The four U.S. candidates for 2012 — Houston, New York, San Francisco and Washington — were required to verify $200 million-plus guarantees against budget shortfalls. But safety nets are not upfront subsidies.
Meanwhile, MacAloon is irritated by the hand-wringing over federal government funding of the Olympic Winter Games in Salt Lake City. The U.S. General Accounting Office in November reported that federal funding will be $342 million, or 18 percent, of the "total direct cost." More recently, Sports Illustrated published an investigative report projecting that $1.5 billion has been poured into projects in Utah because of the Games.
"This goes back to 1984 when [Los Angeles chief organizer Peter] Ueberroth tried to convince everybody there was no government support of the L.A. Games, when in fact we know it was somewhere between $90 million and $120 million," MacAloon said.

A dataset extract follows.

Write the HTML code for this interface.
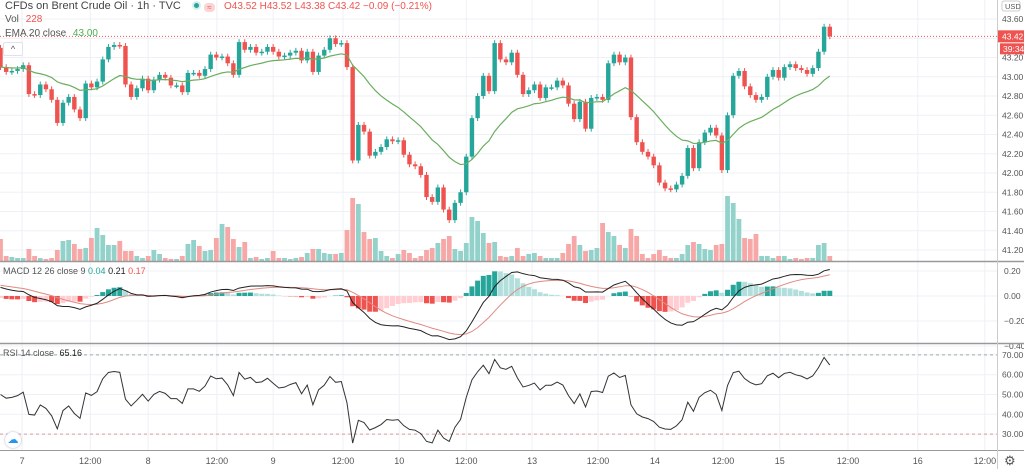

"You can't find any serious sports economist who would tell you we have an agreed-upon formula [for calculating federal expenditures on hosting the Games]. No responsible sports economist takes either official reports or Olympic organizing committees ... seriously."
Racine might face on-air
questions from her former
brakeperson Jen Davidson
While Racine was on her way to winning the Dec. 23 Olympic trial and qualifying for the Salt Lake Games with a new brakeperson, ex-teammate Jen Davidson joined spectators at the Park City, Utah, bobsled run. Davidson was preparing for a pending assignment during the Games with a Salt Lake television station.
The first time Davidson and Racine speak to each other since the emotional split might be on camera.
POWER SHIFT: The appointment of Norway's low-profile Gerhard Heiberg as chairman of the IOC's pivotal Marketing and Television Commission ends a long, productive era of deal making between former commission head Richard Pound of Canada and global Olympic sponsors and TV rights holders.
Pound, who resigned last summer after holding the post since 1983, was at the center of the discussions with Dick Ebersol in the late 1990s that led to NBC locking up Olympic TV rights through 2008 for more than $3 billion.
With Jacques Rogge of Belgium winning election last July as IOC president, his selection of Heiberg resolutely shifts political power within the IOC to the Europeans. It also portends a long period of relationship building with TV network executives, and the 10 global sponsors (seven are U.S. based), by Heiberg, 62, the former head of a Norwegian oil rig manufacturer and president of Lillehammer's 1994 Olympic organizing committee.
Heiberg has been a senior energy executive since the 1970s, but he has little experience in sports business and, unlike Pound, was not an Olympian. Surprisingly, Heiberg was not a member of the IOC marketing and television group before being named its chairman.